Stated goal: For every line in the data below that contains "with", copy the line.

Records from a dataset
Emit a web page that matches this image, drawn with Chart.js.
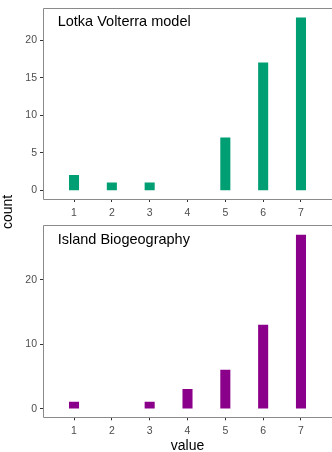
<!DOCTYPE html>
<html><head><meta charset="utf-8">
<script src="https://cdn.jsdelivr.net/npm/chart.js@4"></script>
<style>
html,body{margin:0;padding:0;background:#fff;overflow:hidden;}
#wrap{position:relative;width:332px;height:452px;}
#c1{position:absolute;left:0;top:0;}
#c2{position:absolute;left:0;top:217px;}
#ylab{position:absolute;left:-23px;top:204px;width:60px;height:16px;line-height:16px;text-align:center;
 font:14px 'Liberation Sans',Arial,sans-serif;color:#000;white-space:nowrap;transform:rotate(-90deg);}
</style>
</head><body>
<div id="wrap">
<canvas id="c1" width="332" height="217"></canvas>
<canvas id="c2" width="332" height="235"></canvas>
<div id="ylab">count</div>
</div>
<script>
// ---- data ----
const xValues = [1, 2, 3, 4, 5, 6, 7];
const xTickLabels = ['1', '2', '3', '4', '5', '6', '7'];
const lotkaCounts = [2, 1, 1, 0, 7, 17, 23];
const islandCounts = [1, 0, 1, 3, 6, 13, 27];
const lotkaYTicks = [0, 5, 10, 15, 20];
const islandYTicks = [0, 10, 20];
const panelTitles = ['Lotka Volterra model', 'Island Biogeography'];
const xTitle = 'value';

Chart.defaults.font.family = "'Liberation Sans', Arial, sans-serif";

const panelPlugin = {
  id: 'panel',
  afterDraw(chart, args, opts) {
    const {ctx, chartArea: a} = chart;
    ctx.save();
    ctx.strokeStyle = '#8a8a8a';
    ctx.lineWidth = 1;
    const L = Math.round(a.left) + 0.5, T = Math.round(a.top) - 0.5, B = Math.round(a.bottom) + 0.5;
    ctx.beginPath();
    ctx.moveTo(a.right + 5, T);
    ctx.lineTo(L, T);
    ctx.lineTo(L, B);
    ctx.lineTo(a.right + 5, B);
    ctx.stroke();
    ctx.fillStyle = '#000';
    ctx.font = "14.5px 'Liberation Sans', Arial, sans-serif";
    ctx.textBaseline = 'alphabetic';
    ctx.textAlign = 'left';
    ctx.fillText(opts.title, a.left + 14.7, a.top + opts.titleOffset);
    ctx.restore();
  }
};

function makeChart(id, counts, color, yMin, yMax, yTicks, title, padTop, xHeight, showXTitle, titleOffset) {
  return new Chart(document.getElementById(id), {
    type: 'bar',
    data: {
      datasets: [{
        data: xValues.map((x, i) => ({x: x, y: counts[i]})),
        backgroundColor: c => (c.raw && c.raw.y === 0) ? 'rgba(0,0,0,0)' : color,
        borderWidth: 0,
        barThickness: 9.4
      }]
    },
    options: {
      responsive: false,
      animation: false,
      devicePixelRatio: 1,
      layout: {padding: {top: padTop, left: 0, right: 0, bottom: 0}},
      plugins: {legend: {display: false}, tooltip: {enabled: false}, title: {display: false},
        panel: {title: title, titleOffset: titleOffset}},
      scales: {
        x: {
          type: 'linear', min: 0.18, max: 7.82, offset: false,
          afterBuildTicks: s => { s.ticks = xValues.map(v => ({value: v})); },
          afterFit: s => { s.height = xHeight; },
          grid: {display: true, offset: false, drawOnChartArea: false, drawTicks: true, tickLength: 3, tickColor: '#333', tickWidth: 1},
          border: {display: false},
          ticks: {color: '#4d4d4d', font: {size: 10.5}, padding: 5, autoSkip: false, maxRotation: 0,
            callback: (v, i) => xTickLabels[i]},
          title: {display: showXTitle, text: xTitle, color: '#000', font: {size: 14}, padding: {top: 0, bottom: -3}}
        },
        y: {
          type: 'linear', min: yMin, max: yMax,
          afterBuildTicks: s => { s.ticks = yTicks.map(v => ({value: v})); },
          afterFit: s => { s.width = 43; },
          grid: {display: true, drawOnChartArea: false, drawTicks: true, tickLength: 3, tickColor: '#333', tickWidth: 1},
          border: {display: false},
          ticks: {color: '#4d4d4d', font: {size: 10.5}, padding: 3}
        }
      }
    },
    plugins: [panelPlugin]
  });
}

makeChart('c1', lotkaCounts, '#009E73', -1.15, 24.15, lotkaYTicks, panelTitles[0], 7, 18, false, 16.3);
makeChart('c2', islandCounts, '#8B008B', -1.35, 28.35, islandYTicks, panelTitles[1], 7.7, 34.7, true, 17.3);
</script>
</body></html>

...

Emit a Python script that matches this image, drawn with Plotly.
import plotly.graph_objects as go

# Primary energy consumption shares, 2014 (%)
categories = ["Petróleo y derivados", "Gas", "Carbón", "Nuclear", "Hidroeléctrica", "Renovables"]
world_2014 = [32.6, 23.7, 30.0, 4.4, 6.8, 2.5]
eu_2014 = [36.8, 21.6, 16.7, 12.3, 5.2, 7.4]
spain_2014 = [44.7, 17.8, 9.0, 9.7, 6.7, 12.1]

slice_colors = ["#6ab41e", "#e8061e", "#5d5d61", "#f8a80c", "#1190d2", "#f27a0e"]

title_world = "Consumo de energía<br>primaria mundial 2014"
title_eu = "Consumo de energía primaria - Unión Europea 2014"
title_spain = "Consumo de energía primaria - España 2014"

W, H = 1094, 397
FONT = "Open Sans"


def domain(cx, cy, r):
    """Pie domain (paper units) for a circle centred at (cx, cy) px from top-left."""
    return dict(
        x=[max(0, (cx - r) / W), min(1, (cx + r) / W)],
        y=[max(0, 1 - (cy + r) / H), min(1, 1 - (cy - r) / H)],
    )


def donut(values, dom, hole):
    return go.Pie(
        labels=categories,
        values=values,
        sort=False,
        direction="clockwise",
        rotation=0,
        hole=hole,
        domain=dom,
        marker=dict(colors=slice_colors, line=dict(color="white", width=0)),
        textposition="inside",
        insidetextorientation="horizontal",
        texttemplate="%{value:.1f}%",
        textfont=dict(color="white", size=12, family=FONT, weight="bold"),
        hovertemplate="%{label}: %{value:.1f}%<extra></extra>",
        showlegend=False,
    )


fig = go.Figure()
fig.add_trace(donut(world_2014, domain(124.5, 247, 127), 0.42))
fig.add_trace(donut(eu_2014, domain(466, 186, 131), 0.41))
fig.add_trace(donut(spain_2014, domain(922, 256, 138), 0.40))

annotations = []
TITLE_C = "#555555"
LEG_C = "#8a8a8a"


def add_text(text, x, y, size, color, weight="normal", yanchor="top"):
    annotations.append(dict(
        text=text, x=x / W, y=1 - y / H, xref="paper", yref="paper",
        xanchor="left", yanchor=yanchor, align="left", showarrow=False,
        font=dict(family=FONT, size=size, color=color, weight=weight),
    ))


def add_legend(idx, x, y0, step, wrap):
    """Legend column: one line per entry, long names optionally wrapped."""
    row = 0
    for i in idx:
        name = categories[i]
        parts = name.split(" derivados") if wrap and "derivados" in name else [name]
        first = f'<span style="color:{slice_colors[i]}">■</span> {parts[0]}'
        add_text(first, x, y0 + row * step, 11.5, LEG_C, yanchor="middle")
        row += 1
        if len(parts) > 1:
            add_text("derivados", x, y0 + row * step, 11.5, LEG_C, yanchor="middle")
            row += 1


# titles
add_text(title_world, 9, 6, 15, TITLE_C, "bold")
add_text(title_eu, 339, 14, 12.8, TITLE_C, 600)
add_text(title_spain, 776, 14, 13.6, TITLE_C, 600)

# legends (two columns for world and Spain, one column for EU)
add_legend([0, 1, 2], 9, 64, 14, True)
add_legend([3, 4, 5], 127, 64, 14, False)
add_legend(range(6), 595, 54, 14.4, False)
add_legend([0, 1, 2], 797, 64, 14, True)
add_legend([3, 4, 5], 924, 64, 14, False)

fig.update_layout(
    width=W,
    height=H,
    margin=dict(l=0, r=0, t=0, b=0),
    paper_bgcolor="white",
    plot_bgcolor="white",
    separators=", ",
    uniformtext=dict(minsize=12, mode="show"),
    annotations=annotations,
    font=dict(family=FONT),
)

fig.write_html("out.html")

Output for this task:
Emit a web page that matches this image, drawn with Chart.js.
Emit a Python script that matches this image, drawn with Plotly.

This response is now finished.